In short, why is it profitable and downright fun for everybody but people of African descent living in America to be Black? Why indeed.
While some white Americans complain about Black History Month, Kwanzaa, and African-American television networks and publications. Many of our white brothers and sisters often see nothing wrong with German Americans celebrating Oktoberfest, Jewish Americans celebrating Hanukkah and Italian Americans celebrating St. Joseph’s Day.
The painful lesson that needs to be learned is that people of color cannot make white supremacists like, love or accept them.
What we can do is amass and harness the kind of economic and political power that compels other groups to tread lightly in their dealings with us.
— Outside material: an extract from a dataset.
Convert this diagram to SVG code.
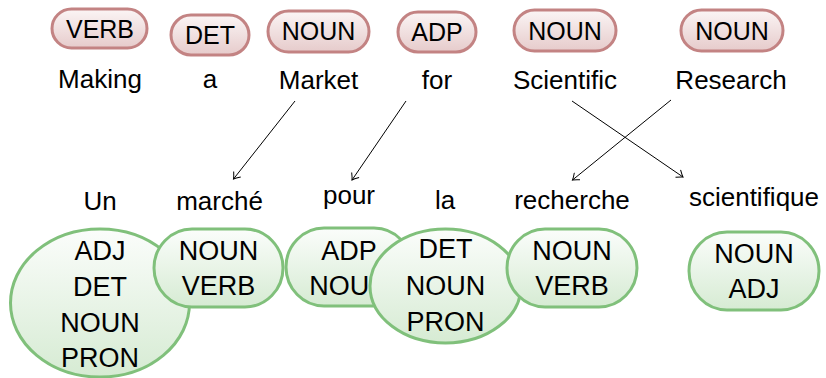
<svg xmlns="http://www.w3.org/2000/svg" width="826" height="378" viewBox="0 0 826 378">
  <defs>
    <linearGradient id="gRed" x1="0" y1="0" x2="0" y2="1">
      <stop offset="0" stop-color="#fbf5f5"/>
      <stop offset="1" stop-color="#e6cbcb"/>
    </linearGradient>
    <linearGradient id="gGreen" x1="0" y1="0" x2="0" y2="1">
      <stop offset="0" stop-color="#fbfdfb"/>
      <stop offset="1" stop-color="#d6ebd3"/>
    </linearGradient>
    <marker id="arr" viewBox="-7 -5 9 10" markerWidth="9" markerHeight="10" refX="0" refY="0" orient="auto" markerUnits="userSpaceOnUse">
      <path d="M -6 -4.5 Q -2 -1 0 0 Q -2 1 -6 4.5" fill="none" stroke="#000" stroke-width="1"/>
    </marker>
  </defs>
  <style>
    text { font-family: "Liberation Sans", Arial, sans-serif; fill: #000; text-anchor: middle; }
    .word { font-size: 26px; }
    .tag { font-size: 25px; }
    .ctag { font-size: 27px; }
    .pill { fill: url(#gRed); stroke: #c38383; stroke-width: 3; }
    .cand { fill: url(#gGreen); stroke: #80c07b; stroke-width: 3; }
    .link { fill: none; stroke: #000; stroke-width: 1; marker-end: url(#arr); }
  </style>

  <!-- English tokens with their tags -->
  <g id="en-making">
    <rect class="pill" x="52" y="9" width="95" height="39" rx="19.5"/>
    <text class="tag" x="100" y="38">VERB</text>
    <text class="word" x="100" y="88">Making</text>
  </g>
  <g id="en-a">
    <rect class="pill" x="171" y="15" width="78" height="40" rx="20"/>
    <text class="tag" x="210" y="44">DET</text>
    <text class="word" x="210" y="88">a</text>
  </g>
  <g id="en-market">
    <rect class="pill" x="268" y="11" width="101" height="41" rx="20.5"/>
    <text class="tag" x="318.5" y="40">NOUN</text>
    <text class="word" x="318.5" y="89">Market</text>
  </g>
  <g id="en-for">
    <rect class="pill" x="398" y="12" width="78" height="40" rx="20"/>
    <text class="tag" x="437" y="40.5">ADP</text>
    <text class="word" x="437" y="89">for</text>
  </g>
  <g id="en-scientific">
    <rect class="pill" x="514" y="10" width="102" height="41" rx="20.5"/>
    <text class="tag" x="565" y="40">NOUN</text>
    <text class="word" x="565" y="89">Scientific</text>
  </g>
  <g id="en-research">
    <rect class="pill" x="681" y="10" width="102" height="41" rx="20.5"/>
    <text class="tag" x="732" y="40">NOUN</text>
    <text class="word" x="731" y="89">Research</text>
  </g>

  <!-- French tokens with candidate tags -->
  <g id="fr-un">
    <text class="word" x="100" y="210">Un</text>
    <ellipse class="cand" cx="100" cy="303" rx="89.5" ry="74"/>
    <text class="ctag" x="100" y="260">ADJ</text>
    <text class="ctag" x="100" y="296">DET</text>
    <text class="ctag" x="100" y="332">NOUN</text>
    <text class="ctag" x="100" y="367">PRON</text>
  </g>
  <g id="fr-marche">
    <text class="word" x="219.5" y="210">marché</text>
    <rect class="cand" x="154" y="229" width="129" height="78" rx="38" ry="39"/>
    <text class="ctag" x="218.5" y="260">NOUN</text>
    <text class="ctag" x="218.5" y="295">VERB</text>
  </g>
  <g id="fr-pour">
    <text class="word" x="349" y="204">pour</text>
    <rect class="cand" x="286" y="228" width="126" height="78" rx="38" ry="39"/>
    <text class="ctag" x="349" y="260">ADP</text>
    <text class="ctag" x="349" y="295">NOUN</text>
  </g>
  <g id="fr-la">
    <text class="word" x="445" y="209">la</text>
    <ellipse class="cand" cx="445.5" cy="286" rx="75.5" ry="57"/>
    <text class="ctag" x="445.5" y="258">DET</text>
    <text class="ctag" x="445.5" y="295">NOUN</text>
    <text class="ctag" x="445.5" y="331">PRON</text>
  </g>
  <g id="fr-recherche">
    <text class="word" x="572" y="209">recherche</text>
    <rect class="cand" x="507" y="229" width="130" height="78" rx="38" ry="39"/>
    <text class="ctag" x="572" y="260">NOUN</text>
    <text class="ctag" x="572" y="295">VERB</text>
  </g>
  <g id="fr-scientifique">
    <text class="word" x="754" y="206">scientifique</text>
    <rect class="cand" x="689" y="232" width="130" height="78" rx="38" ry="39"/>
    <text class="ctag" x="754" y="263">NOUN</text>
    <text class="ctag" x="754" y="298">ADJ</text>
  </g>

  <!-- alignment links -->
  <g id="links">
    <line class="link" x1="295" y1="101" x2="233.5" y2="179"/>
    <line class="link" x1="406" y1="101" x2="352" y2="180"/>
    <line class="link" x1="572" y1="101" x2="683" y2="177"/>
    <line class="link" x1="671" y1="100" x2="572.5" y2="180"/>
  </g>
</svg>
Tragically, people in other parts of the world can recognize our beauty, majesty and power more than we can.
Because science has proven that Africa is the birthplace of mankind and civilization, we can rest assured that Blackness is a blessing and not the curse some folks want us to believe it is.
Blackness is a blessing, but it is a blessing that comes with many responsibilities, challenges and perils. Blackness requires that we maintain our sense of self and purpose even in the most trying of times and that we embrace the beautiful struggle to fulfill our divine missions because that is the Creator’s gift to us.
Who am I to reject a gift from the Most High?